Today already, a tractor without a driver can be technologically realized. But as a paradigm, autonomous mobile machines are perceived as a hazard to the operational environment and consequently, legal constraints prevent driverless tractors even on the field so long as they are freely accessible. This paradigm will likely change forced by upcoming autonomously driven cars. Thus, following the mobility sector, autonomous mobile machinery will become accepted and a reality.

From today’s perspective, there might be a quicker pathway to autonomous machines on fields: Shortly, after the idea of Precision Agriculture was born, a second new approach for the creation of higher precision and sustainability in agriculture came up. Small robots (in the range of up to 200 kg) could replace the large and powerful machines with several hundred horsepowers. Such small robots could perform specific tasks such as seeding, weeding, taking soil samples, looking for plant diseases, etc. Due to their small size and weight, they could be inherently safe and so could legally be operational on-field already today. Furthermore, small field robots could operate autonomously 24 h a day and at high precision. Additionally, they would not have soil compaction issues. Upscaling of on-field performance would take place not through higher machine power but through the application of a higher number of machines for the specific application forming machine swarms. Several small field robots have already been presented and seem to be close to market launch.

The Opportunities of using (more) (Autonomous) Robots in Arable Farming

1.     More precise positioning and more economic use of equipment, seed, and plant treatment.

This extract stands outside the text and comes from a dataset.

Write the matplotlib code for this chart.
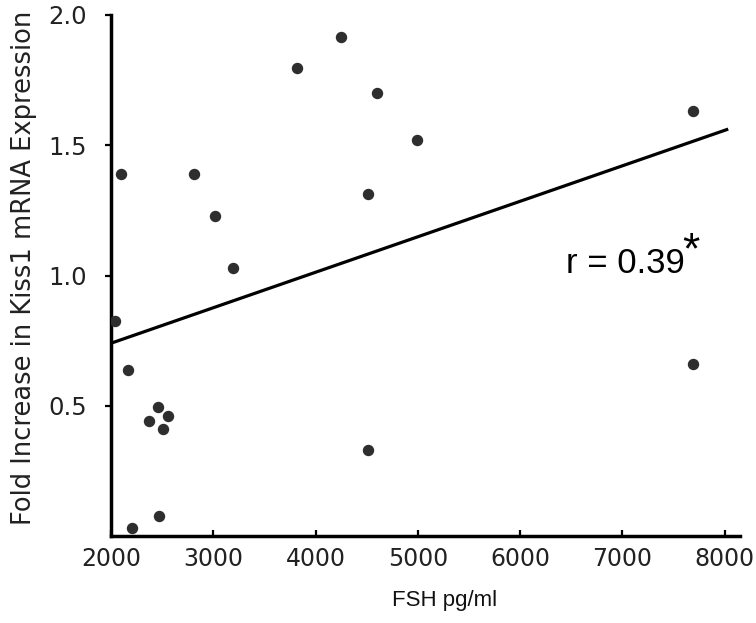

2.     Better work conditions of human staff and reduction of repeating=boring tasks.

3.     Higher flexibility due to numbering up instead of scaling up.

While small field robots might become an interesting solution for performing specific tasks, they will not be applicable for all agricultural tasks, e.g. they seem not to be applicable for soil tillage or for on-field transport since here high traction forces are mandatory requiring high weight of machines. These and many other questions of field robotics are being discussed today and will be in future. It will be thrilling to see what robot type will make the race on the field – small or big ones or machine sizes in between or a combination of all of these types? The project “Feldschwarm” (funded by the German Ministry for Economics and Energy) is currently developing and testing different concepts for field swarms principally covering the whole range of applications in arable agriculture.

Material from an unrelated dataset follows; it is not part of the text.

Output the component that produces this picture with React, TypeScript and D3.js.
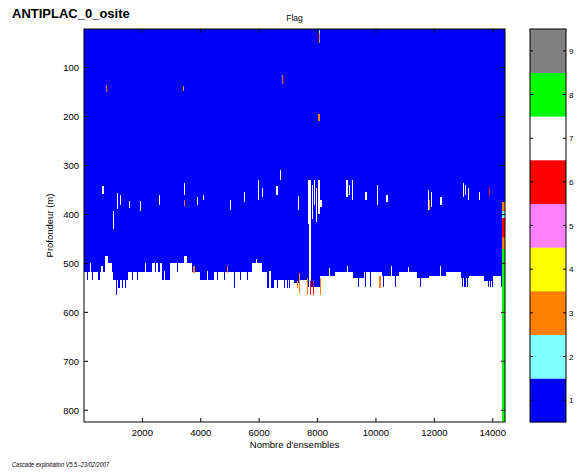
import React from "react";
import * as d3 from "d3";

// ---- data ----
const xDomain: [number, number] = [1, 14420];
const yDomain: [number, number] = [21, 824];
const xTickValues = [2000, 4000, 6000, 8000, 10000, 12000, 14000];
const yTickValues = [100, 200, 300, 400, 500, 600, 700, 800];
const flagLabels = ["1", "2", "3", "4", "5", "6", "7", "8", "9"];
const flagColors = ["#0000ff", "#80ffff", "#ff8000", "#ffff00", "#ff80ff", "#ff0000", "#ffffff", "#00ff00", "#808080"];

// bottom of the flag-1 (good data) block: [start ensemble, bottom depth]
const bottomProfile: [number, number][] = [
  [1, 518], [720, 484], [835, 500], [950, 518], [1000, 533], [1520, 518],
  [2320, 500], [2665, 533], [2950, 500], [3410, 484], [3520, 500], [3750, 518],
  [3980, 533], [4440, 518], [5750, 500], [6100, 518], [6270, 550], [6500, 533],
  [7180, 540], [7400, 533], [7650, 548], [8100, 525], [8600, 518], [9200, 530],
  [9600, 518], [10200, 525], [10800, 518], [11400, 530], [11800, 525], [12400, 518],
  [12900, 530], [13200, 525], [13700, 535], [14000, 525], [14330, 374],
];
const profileEnd = 14420;

// thin columns of good data reaching deeper: [ensemble, depth]
const deepSpikes: [number, number][] = [
  [91, 533], [263, 533], [492, 533], [1086, 564], [1178, 550], [1292, 550], [1406, 550],
  [1635, 533], [1806, 533], [2435, 518], [2550, 518], [3180, 518], [3700, 518],
  [4550, 533], [4780, 533], [5123, 550], [5350, 533], [5580, 533], [6610, 550],
  [6840, 550], [6940, 550], [7010, 550], [9390, 548], [9620, 548], [9800, 548],
  [10250, 548], [10650, 548], [11510, 548], [12950, 548], [13000, 548], [13060, 548],
  [13120, 548], [13840, 548], [13900, 548], [13980, 548], [14300, 548],
];

// thin columns ending shallower: [ensemble, depth]
const shallowNotches: [number, number][] = [
  [200, 500], [600, 505], [2100, 500], [2750, 515], [4200, 515], [5900, 490],
  [6350, 515], [8400, 510], [9000, 505], [10500, 505], [11100, 508], [12200, 505],
];

// missing (blank) cells: [ensemble, top depth, bottom depth]
const blankCells: [number, number, number][] = [
  [628, 341, 358], [1000, 392, 430], [1140, 356, 388], [1220, 360, 380], [1545, 372, 387],
  [1920, 372, 392], [2570, 360, 380], [3430, 335, 360], [3880, 365, 380], [4080, 360, 370],
  [5010, 370, 390], [5490, 355, 375], [5970, 330, 370], [6100, 345, 365], [6590, 342, 360],
  [6720, 309, 330], [7340, 362, 390], [7680, 330, 420], [7720, 330, 555], [7800, 340, 410],
  [7880, 330, 380], [7950, 345, 415], [8030, 330, 400], [8100, 370, 385], [8990, 330, 365],
  [9080, 340, 360], [9190, 330, 370], [9640, 355, 370], [10020, 340, 380], [10360, 360, 375],
  [11770, 350, 390], [11870, 355, 385], [12210, 365, 380], [12970, 335, 365], [13060, 340, 360],
  [13140, 345, 370], [13520, 355, 370],
];

// flagged cells: [ensemble, top depth, bottom depth, flag]
const flaggedCells: [number, number, number, number][] = [
  [755, 135, 150, 3], [3400, 138, 148, 3], [6790, 115, 133, 3], [8030, 195, 208, 3],
  [8050, 23, 30, 2], [8050, 30, 50, 3], [13860, 343, 360, 6], [3420, 370, 382, 3],
  [11800, 370, 390, 3], [7350, 520, 560, 3], [7640, 530, 565, 3], [7750, 535, 565, 6],
  [7850, 535, 565, 6], [8070, 530, 565, 3], [10120, 525, 550, 3], [3750, 505, 520, 3],
  [4890, 505, 520, 3], [7280, 535, 550, 3],
];

// last ensembles: [start ensemble, top depth, bottom depth, flag]
const lastColumn: [number, number, number, number][] = [
  [14330, 374, 392, 3], [14330, 392, 408, 2], [14330, 408, 445, 6],
  [14330, 445, 470, 3], [14330, 470, 824, 8],
];

// ---- layout ----
const W = 576;
const H = 472;
const plot = { left: 84, right: 505, top: 29, bottom: 422 };
const bar = { left: 530, right: 566, top: 29, bottom: 422 };
const font = "'Liberation Sans', Arial, Helvetica, sans-serif";
const cellW = 40; // width in ensembles of a single thin column

export default function App() {
  const x = d3.scaleLinear().domain(xDomain).range([plot.left, plot.right]);
  const y = d3.scaleLinear().domain(yDomain).range([plot.top, plot.bottom]);
  const cb = d3
    .scaleBand<string>()
    .domain([...flagLabels].reverse())
    .range([bar.top, bar.bottom])
    .padding(0);

  const colW = (e: number) => Math.max(1.2, x(e + cellW) - x(e));

  // step-shaped area for the good-data block
  const profilePoints: [number, number][] = [...bottomProfile, [profileEnd, bottomProfile[bottomProfile.length - 1][1]]];
  const area = d3
    .area<[number, number]>()
    .x((d) => x(d[0]))
    .y0(y(yDomain[0]))
    .y1((d) => y(d[1]))
    .curve(d3.curveStepAfter);

  const depthAt = (e: number) => {
    let d = bottomProfile[0][1];
    for (const [s, v] of bottomProfile) if (e >= s) d = v;
    return d;
  };

  return (
    <svg
      width={W}
      height={H}
      style={{ position: "absolute", left: 0, top: 0, background: "#fff" }}
      fontFamily={font}
    >
      <rect x={0} y={0} width={W} height={H} fill="#fff" />

      {/* title and plot caption */}
      <text x={12} y={18} fontSize={13} fontWeight="bold" fill="#000">
        ANTIPLAC_0_osite
      </text>
      <text x={(plot.left + plot.right) / 2} y={21} fontSize={8.5} textAnchor="middle" fill="#000">
        Flag
      </text>

      {/* data cells */}
      <g shapeRendering="crispEdges">
        <path d={area(profilePoints) || ""} fill={flagColors[0]} />
        {deepSpikes.map(([e, d], i) => (
          <rect key={"s" + i} x={x(e)} y={y(depthAt(e)) - 0.5} width={colW(e)} height={y(d) - y(depthAt(e)) + 0.5} fill={flagColors[0]} />
        ))}
        {shallowNotches.map(([e, d], i) => (
          <rect key={"n" + i} x={x(e)} y={y(d)} width={colW(e)} height={Math.max(0, y(depthAt(e)) - y(d))} fill="#fff" />
        ))}
        {blankCells.map(([e, t, b], i) => (
          <rect key={"b" + i} x={x(e)} y={y(t)} width={colW(e)} height={y(b) - y(t)} fill="#fff" />
        ))}
        {flaggedCells.map(([e, t, b, f], i) => (
          <rect key={"f" + i} x={x(e)} y={y(t)} width={colW(e)} height={y(b) - y(t)} fill={flagColors[f - 1]} />
        ))}
        {lastColumn.map(([e, t, b, f], i) => (
          <rect key={"l" + i} x={x(e)} y={y(t)} width={x(profileEnd) - x(e)} height={y(b) - y(t)} fill={flagColors[f - 1]} />
        ))}
      </g>

      {/* plot frame and ticks */}
      <rect x={plot.left} y={plot.top} width={plot.right - plot.left} height={plot.bottom - plot.top} fill="none" stroke="#000" strokeWidth={1} />
      {xTickValues.map((t) => (
        <g key={"xt" + t}>
          <line x1={x(t)} x2={x(t)} y1={plot.bottom} y2={plot.bottom - 4} stroke="#000" />
          <line x1={x(t)} x2={x(t)} y1={plot.top} y2={plot.top + 4} stroke="#000" />
          <text x={x(t)} y={436} fontSize={9.5} textAnchor="middle" fill="#000">
            {t}
          </text>
        </g>
      ))}
      {yTickValues.map((t) => (
        <g key={"yt" + t}>
          <line x1={plot.left} x2={plot.left + 4} y1={y(t)} y2={y(t)} stroke="#000" />
          <line x1={plot.right} x2={plot.right - 4} y1={y(t)} y2={y(t)} stroke="#000" />
          <text x={79} y={y(t) + 3.5} fontSize={9.5} textAnchor="end" fill="#000">
            {t}
          </text>
        </g>
      ))}

      {/* axis titles */}
      <text x={(plot.left + plot.right) / 2} y={448} fontSize={9.5} textAnchor="middle" fill="#000">
        Nombre d'ensembles
      </text>
      <text
        transform={`translate(53, ${(plot.top + plot.bottom) / 2}) rotate(-90)`}
        fontSize={9.5}
        textAnchor="middle"
        fill="#000"
      >
        Profondeur (m)
      </text>

      {/* colour bar */}
      <g>
        {flagLabels.map((lab, i) => (
          <rect key={"c" + lab} x={bar.left} y={cb(lab)!} width={bar.right - bar.left} height={cb.bandwidth() + 0.3} fill={flagColors[i]} />
        ))}
        <rect x={bar.left} y={bar.top} width={bar.right - bar.left} height={bar.bottom - bar.top} fill="none" stroke="#000" strokeWidth={1} />
        {flagLabels.map((lab) => {
          const cy = cb(lab)! + cb.bandwidth() / 2;
          return (
            <g key={"ct" + lab}>
              <line x1={bar.left} x2={bar.left + 3} y1={cy} y2={cy} stroke="#000" />
              <line x1={bar.right} x2={bar.right - 3} y1={cy} y2={cy} stroke="#000" />
              <text x={bar.right + 3} y={cy + 3} fontSize={8} fill="#000">
                {lab}
              </text>
            </g>
          );
        })}
      </g>

      {/* footer */}
      <text x={12} y={467} fontSize={7.5} fontStyle="italic" textLength={97} lengthAdjust="spacingAndGlyphs" fill="#000">
        Cascade exploitation V5.5--23/02/2007
      </text>
    </svg>
  );
}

Not only the machines will change from man guided systems to mobile machines with a higher degree of automation and even autonomy. Also, the way machine fleets will be controlled, and information will be handled is rapidly changing. In the future, field robots of any size will operate in an interconnected manner. Farm management systems (FMS) in the cloud will guide fleets of machines. FMS will collect information from many sources such as satellite-based earth observation, drone-based observation or sensing systems, weather forecasts, agricultural and economic consultancy services and many more. FMS will deduct and provide decision support for the optimal process and farm management and one day even might make own decisions about machine control, machine interaction and process control. This could be seen as a higher level of today’s TIM (tractor implement management) where not just one tractor and its implement are being controlled in a closed-loop, but multiple tractors, robots and other machines. This can be called “vertical integration of process control”. There will also be connections and data management between different processes on a farm as well as along the whole food production chain, what might be called horizontal integration of food processing, delivering a traceable and trustworthy food production which covers the interests of all stakeholders on highest food standards, sustainability, food security, and economy.

VDI will keep working on this and other initiatives.